Parlaci dei lavori in mostra, accompagnaci lungo il percorso dell’allestimento.
“That horse, slamming doors” presenta dei tappeti annodati a mano in Nepal, prodotti dalla galleria Maniera di Bruxelles. Come da tradizione di 1+1+1, Christoph Hefti è stato invitato a intervenire nello spazio con qualcosa di inedito, e così ha cominciato a fare una serie di disegni, con i pastelli a cera o le biro da cui sono emerse queste creature tipiche del suo immaginario. Sono nate così le ceramiche, volti di maschere o carcasse di animali. Costruita come una sorta di accampamento, questa mostra comprende anche il suono e una grande tenda, prodotta dall’azienda francese Bucol e cucita da una cooperativa milanese direttamente nella sede espositiva. L’idea è che l’ambiente sia abitato da un cavallo, quando non ci sono i visitatori. Per questo c’è anche il fieno.
Con “Almost seen”, Antoni Malinowski si è appropriato dello spazio attraverso il perimetro. Le sue pitture cambiano a seconda del punto di vista e della rifrazione della luce. Se passi del tempo e ti muovi attorno alle opere, ti accorgerai che mutano i colori e emergono strati. Malinowski crede che attraverso il colore si possa ricavare e plasmare uno spazio architettonico ulteriore. In questo caso, poi, non è intervenuto con illuminazioni artificiali perché si è accorto che la luce naturale di questo posto interferiva in una maniera tale che non necessitava altro.
Le due grandi installazioni luminose di “Alone Together”, di Johanna Grawunder, sono due pieni con un vuoto funzionale in mezzo. L’esperienza di un labirinto da attraversare e due mandala (uno molto grande e uno molto piccolo), attorno ai quali danzare.
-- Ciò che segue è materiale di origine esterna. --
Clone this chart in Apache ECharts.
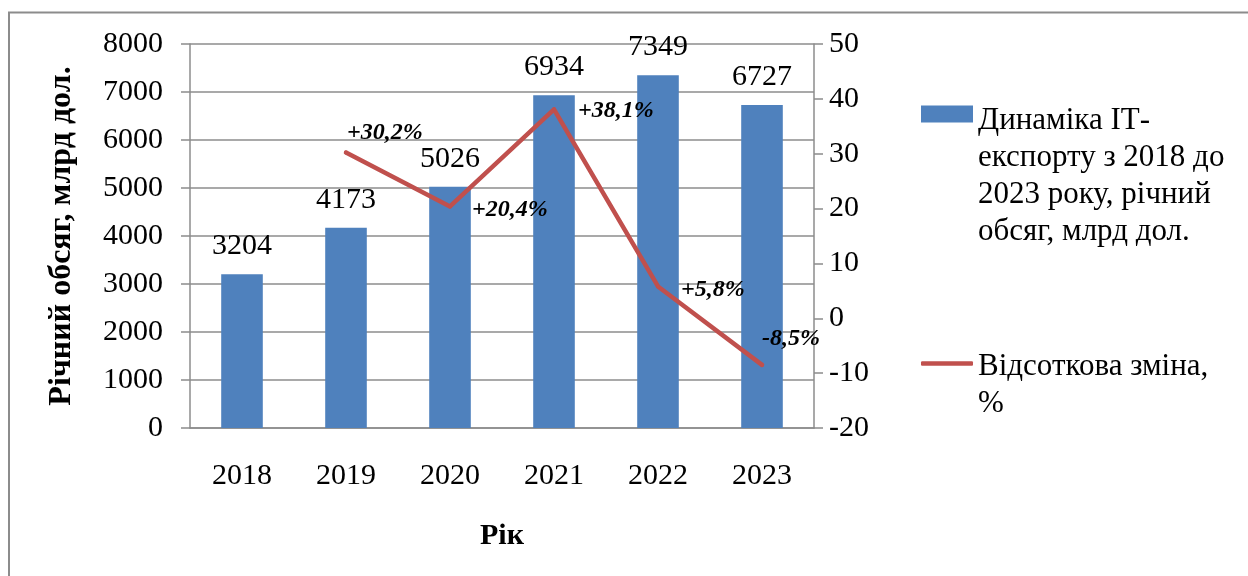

Chiediamo agli autori prescelti non solo di presentare la loro opera, ma anche di venire a stare qui, a vivere questa esperienza con noi.

Come funziona la formula 1+1+1?
L’invito arriva tra l’autunno e l’inizio dell’inverno. Chiediamo agli autori prescelti non solo di presentare la loro opera, ma anche di venire a stare qui, a vivere questa esperienza con noi. Mangiamo insieme, lavoriamo insieme. Un aspetto importante, di accompagnamento quasi goliardico, che integra la curatela del progetto.

Che criterio di selezione adottate?
Scegliamo artisti, designer e architetti che non sono emergenti, e al contrario hanno una lunga carriera e una ricerca importante alle spalle. Come curatore, è bello lavorare con persone che hanno grande consapevolezza e curiosità, che poi si traduce in generosità. C'è un bellissimo scambio.

Qual è il ruolo dell’Assab One?
Quando dico 1+1+1, penso sempre che c’è un altro +1 sottointeso, che è questo posto stesso: una presenza molto forte, anche carica di memoria. In cantiere c’è il nuovo spazio di Studio Mumbai, che aprirà a breve, e altre due location verranno assegnate. Assab One è sempre più la sede di una comunità.